L’une des plus spectaculaire réussite de l’Union européenne, c’est son agrandissement, improprement appelé élargissement.
Réunifier le continent pacifiquement, sans déséquilibres majeurs, ni politiques ni économiques, c’était une gageure. De la Chine aux confins de l’Amérique latine, des Etats-Unis à l’Afrique, les observateurs le constatent tous et s’en émerveillent. L’Europe est un modèle envié.
Pourtant, chez nous, « l’élargissement » est devenu un thème anxiogène récurrent :
« L’Europe a changé de nature, il lui faut des frontières, on ne peut pas continuer comme cela, les institutions ne fonctionnent pas, etc… »
Certes, la candidature de la Turquie a poussé cette politique réussie jusqu’à l’absurde idée d’envisager de sortir du continent.
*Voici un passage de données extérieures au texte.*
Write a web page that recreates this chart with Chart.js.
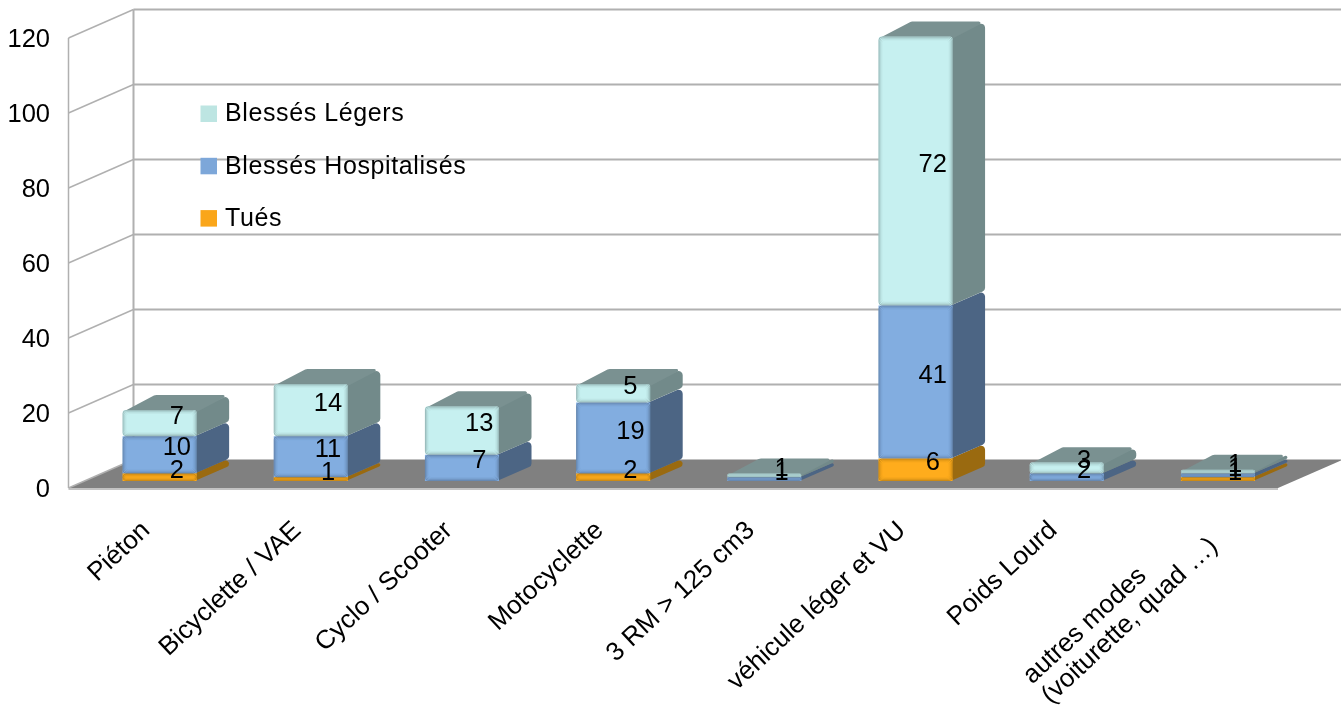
<!DOCTYPE html>
<html>
<head>
<meta charset="utf-8">
<script src="https://cdn.jsdelivr.net/npm/chart.js@4"></script>
<style>
  html, body { margin: 0; padding: 0; background: #fff; }
  canvas { display: block; }
</style>
</head>
<body>
<canvas id="chart" width="1341" height="710"></canvas>
<script>
const categories = ["Piéton", "Bicyclette / VAE", "Cyclo / Scooter", "Motocyclette", "3 RM > 125 cm3", "véhicule léger et VU", "Poids Lourd", ["autres modes", "(voiturette, quad …)"]];
const tues = [2, 1, null, 2, null, 6, null, 1];
const hospitalises = [10, 11, 7, 19, 1, 41, 2, 1];
const legers = [7, 14, 13, 5, 1, 72, 3, 1];
const yTicks = [0, 20, 40, 60, 80, 100, 120];

const frontColors = ["#ffac1c", "#82ade0", "#c6f0f0"];
const sideColors = ["#9a6a10", "#4c6584", "#728a8a"];
const topColor = "#7a9191";
const legendColors = ["#faa61a", "#7da7d9", "#bde5e2"];
const gridColor = "#b0b0b0";
const fontName = "'Liberation Sans', Arial, sans-serif";

// offsets of the fake 3d box
const wallDx = 65, wallDy = -28.5;
const barDx = 15.5, barDy = -7;
const depthDx = 32.5, depthDy = -15;

function eachSegment(chart, fn) {
  chart.data.datasets.forEach((ds, d) => {
    chart.getDatasetMeta(d).data.forEach((el, i) => {
      if (ds.data[i] === null) return;
      const p = el.getProps(["x", "y", "base", "width"], true);
      fn({
        d, i, value: ds.data[i],
        left: p.x - p.width / 2, right: p.x + p.width / 2,
        top: Math.min(p.y, p.base), bottom: Math.max(p.y, p.base), x: p.x
      });
    });
  });
}

// filled polygon, every point is [x, y, cornerRadius]
function poly(ctx, pts, color) {
  const n = pts.length;
  ctx.beginPath();
  ctx.moveTo((pts[0][0] + pts[n - 1][0]) / 2, (pts[0][1] + pts[n - 1][1]) / 2);
  pts.forEach((p, k) => {
    const q = pts[(k + 1) % n];
    ctx.arcTo(p[0], p[1], q[0], q[1], p[2]);
  });
  ctx.closePath();
  ctx.fillStyle = color;
  ctx.fill();
}

const walls = {
  id: "walls",
  beforeDatasetsDraw(chart) {
    const { ctx, chartArea: a, scales } = chart;
    const y = scales.y;
    ctx.save();
    // floor
    const y0 = y.getPixelForValue(0);
    ctx.fillStyle = "#808080";
    ctx.beginPath();
    ctx.moveTo(a.left, y0);
    ctx.lineTo(a.right, y0);
    ctx.lineTo(a.right + wallDx, y0 + wallDy);
    ctx.lineTo(a.left + wallDx, y0 + wallDy);
    ctx.closePath();
    ctx.fill();
    // grid on the side wall and the back wall
    ctx.strokeStyle = gridColor;
    ctx.lineWidth = 1.5;
    yTicks.forEach(v => {
      const py = y.getPixelForValue(v);
      ctx.beginPath();
      ctx.moveTo(a.left, py);
      ctx.lineTo(a.left + wallDx, py + wallDy);
      ctx.stroke();
    });
    ctx.beginPath();
    ctx.moveTo(a.left, y0 + 1);
    ctx.lineTo(a.right, y0 + 1);
    ctx.moveTo(a.left, y0);
    ctx.lineTo(a.left, a.top);
    ctx.stroke();
    ctx.lineWidth = 2;
    ctx.beginPath();
    yTicks.forEach(v => {
      if (v === 0) return;
      const py = y.getPixelForValue(v) + wallDy;
      ctx.moveTo(a.left + wallDx, py);
      ctx.lineTo(a.right + wallDx, py);
    });
    ctx.moveTo(a.left + wallDx, y0 + wallDy);
    ctx.lineTo(a.left + wallDx, a.top + wallDy);
    ctx.stroke();

    // side and top faces, the fronts come from the library
    ctx.translate(barDx, barDy);
    const topmost = {};
    eachSegment(chart, s => { topmost[s.i] = s.d; });
    eachSegment(chart, s => {
      const h = s.bottom - s.top;
      const r = Math.min(4, h / 2);
      poly(ctx, [[s.right - 2, s.bottom, 0], [s.right + depthDx, s.bottom + depthDy, r], [s.right + depthDx, s.top + depthDy, r], [s.right - 2, s.top, 0]], sideColors[s.d]);
    });
    eachSegment(chart, s => {
      if (topmost[s.i] !== s.d) return;
      poly(ctx, [[s.left, s.top + 2, 0.6], [s.left + depthDx, s.top + depthDy, 5], [s.right + depthDx, s.top + depthDy, 1.5], [s.right, s.top + 2, 0]], topColor);
    });
  },
  afterDatasetsDraw(chart) {
    const ctx = chart.ctx;
    // soft rim on the front faces
    eachSegment(chart, s => {
      const h = s.bottom - s.top;
      [0.5, 0.3, 0.15, 0.06].forEach((alpha, k) => {
        if (k * 2 + 1 >= h) return;
        ctx.globalAlpha = alpha;
        ctx.strokeStyle = sideColors[s.d];
        ctx.lineWidth = 1;
        ctx.beginPath();
        ctx.roundRect(s.left + k + 0.5, s.top + k + 0.5, s.right - s.left - 2 * k - 1, h - 2 * k - 1, 3);
        ctx.stroke();
      });
    });
    ctx.restore();

    // value labels
    ctx.save();
    ctx.fillStyle = "#000";
    ctx.font = "25.5px " + fontName;
    ctx.textAlign = "center";
    ctx.textBaseline = "middle";
    eachSegment(chart, s => {
      ctx.fillText(String(s.value), s.x + barDx + depthDx / 2 + 1, (s.top + s.bottom) / 2 + barDy + depthDy / 2 + 1);
    });

    // y axis labels
    ctx.textAlign = "right";
    yTicks.forEach(v => {
      ctx.fillText(String(v), 50, chart.scales.y.getPixelForValue(v) + 1.5);
    });

    // legend
    const rows = [2, 1, 0];
    ctx.font = "25px " + fontName;
    ctx.textAlign = "left";
    ctx.letterSpacing = "0.6px";
    rows.forEach((d, k) => {
      const cy = 113.5 + k * 52.3;
      ctx.fillStyle = legendColors[d];
      ctx.fillRect(200.5, cy - 8, 16.5, 16.5);
      ctx.fillStyle = "#000";
      ctx.fillText(chart.data.datasets[d].label, 225, cy + 1);
    });
    ctx.letterSpacing = "0px";

    // category labels at about 45 degrees, lines start aligned
    const x = chart.scales.x;
    ctx.font = "26px " + fontName;
    ctx.textBaseline = "alphabetic";
    categories.forEach((cat, i) => {
      const lines = Array.isArray(cat) ? cat : [cat];
      const w = Math.max(...lines.map(l => ctx.measureText(l).width));
      const shift = lines.length > 1 ? [-9, -4] : [0, 0];
      ctx.save();
      ctx.translate(x.getPixelForValue(i) + 7 + shift[0], 532 + shift[1]);
      ctx.rotate(-43 * Math.PI / 180);
      lines.forEach((l, k) => ctx.fillText(l, -w, k * 27));
      ctx.restore();
    });
    ctx.restore();
  }
};

function barDataset(label, data, d) {
  return {
    label, data,
    yAxisID: "yBars",
    backgroundColor: frontColors[d],
    borderWidth: 0,
    borderRadius: 3,
    borderSkipped: false,
    barPercentage: 0.49,
    categoryPercentage: 1,
    clip: false
  };
}

new Chart(document.getElementById("chart"), {
  type: "bar",
  data: {
    labels: categories,
    datasets: [
      barDataset("Tués", tues, 0),
      barDataset("Blessés Hospitalisés", hospitalises, 1),
      barDataset("Blessés Légers", legers, 2)
    ]
  },
  options: {
    responsive: false,
    animation: false,
    devicePixelRatio: 1,
    layout: { padding: { top: 38, right: 63, left: 0, bottom: 0 } },
    plugins: { legend: { display: false }, tooltip: { enabled: false } },
    scales: {
      x: {
        stacked: true,
        grid: { display: false },
        border: { display: false },
        ticks: { display: false },
        afterFit(scale) { scale.height = 222; }
      },
      y: {
        min: 0,
        max: 120,
        afterFit(scale) { scale.width = 68.5; },
        afterBuildTicks(scale) { scale.ticks = yTicks.map(value => ({ value })); },
        grid: { display: false },
        border: { display: false },
        ticks: { display: false }
      },
      yBars: { stacked: true, display: false, min: 0, max: 120.5 }
    }
  },
  plugins: [walls]
});
</script>
</body>
</html>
Cela pose, à l’évidence, la question des limites de l’Europe, qu’il va falloir trancher. Et la diffusion du modèle européen doit aussi prendre d’autres formes que l’adhésion.
Mais cela ne doit pas occulter les réussites de l’expansion de l’Europe :
- Progrès de l’Etat de droit, de la Démocratie et des Droits de l’Homme. La réunification de l’Europe s’est faite au profit des peuples contre la logique des blocs et des puissances. Des centaines de millions d’êtres humains nous en sont reconnaissants.
- Extension du marché européen devenu le 1er du monde avec 456 millions d’habitants. Le 1er marché de consommation où le niveau de vie est si élevé.
- Renforcement de l’Europe et de son poids dans le monde. Ses règles progressent partout, de l’abolition de la peine de mort aux normes économiques. Son influence s’accroît avec l’avancée de la résolution pacifique des conflits et la société internationale à la recherche de codes de conduite acceptables par tous, y trouve un modèle dans nombre de domaines. Son droit s’impose, ses pratiques sont copiées.
- Irruption de l’Europe sur la scène mondiale. L’Union intervient partout, est le premier donateur d’aide au développement, participe aux actions humanitaires et au rétablissement de la paix quand c’est nécessaire. L’Union européenne est un acteur mondial sans qu’il ne lui soit nécessaire de déployer un arsenal de chars et de canons. On peut dire que plus d’1,5 milliard de citoyens du monde vivent sous son influence ou en l’acceptant comme modèle (Continent européen, Afrique, Amérique latine, Asie centrale). Justement parce que son influence n’est pas militaire et qu’elle n’incarne pas la puissance par la force, mais la force du droit.
Si cette expansion très rapide pose des questions justifiées sur le papier (jusqu’où, avec qui, pourquoi, comment ?), il ne faut pourtant pas « jeter le bébé avec l’eau du bain » :
- La question institutionnelle n’est pas posée d’abord par l’élargissement. Il n’y a pas d’exemple où les nouveaux adhérents auraient empêché l’Union de décider.
- Ce sont plutôt les plus anciens Etats membres qui rencontrent des difficultés à s’adapter au monde nouveau, tellement ils ont pris l’habitude de vivre dans un doux cocon.
- C’est nous qui avons manqué d’imagination et de courage en n’accélérant pas l’intégration quand c’était plus facile, notamment dans les domaines de la sécurité au sens large, du contrôle des frontières à la défense commune.
- Nous avons manqué de réaction alors que le monde s’ouvrait et nous constatons que l’ouverture exige de nous retrousser les manches. Sans voir que nous avons tous les atouts en main pour peu que nous valorisions nos talents.
- Il ne faut pas opposer approfondissement et élargissement. L’expansion de l’Europe constitue déjà un approfondissement du projet européen lui-même.
En réalité, après plus de 55 ans de succès marqués par l’expansion, l’Europe doit franchir de nouvelles étapes. Elle n’a pas à rougir de ce qui a été fait, ni de ce qu’elle est, bien au contraire.
Mais elle doit répondre à de nouveaux défis, comme tous les acteurs de ce village planétaire. A 27, ils seront plus faciles à relever que tout seuls. C’est une certitude. Alors, il n’y a aucune raison de s’abandonner à cette « grosse fatigue » en stigmatisant sans cesse l’expansion de l’Europe comme une menace évidente. Car ces critiques un peu faciles, souvent à usage de politique intérieure, portent sur des Etats composés d’hommes et de femmes qui nous regardent. De plus en plus comme des animaux bizarres ou, pire, des enfants gâtés.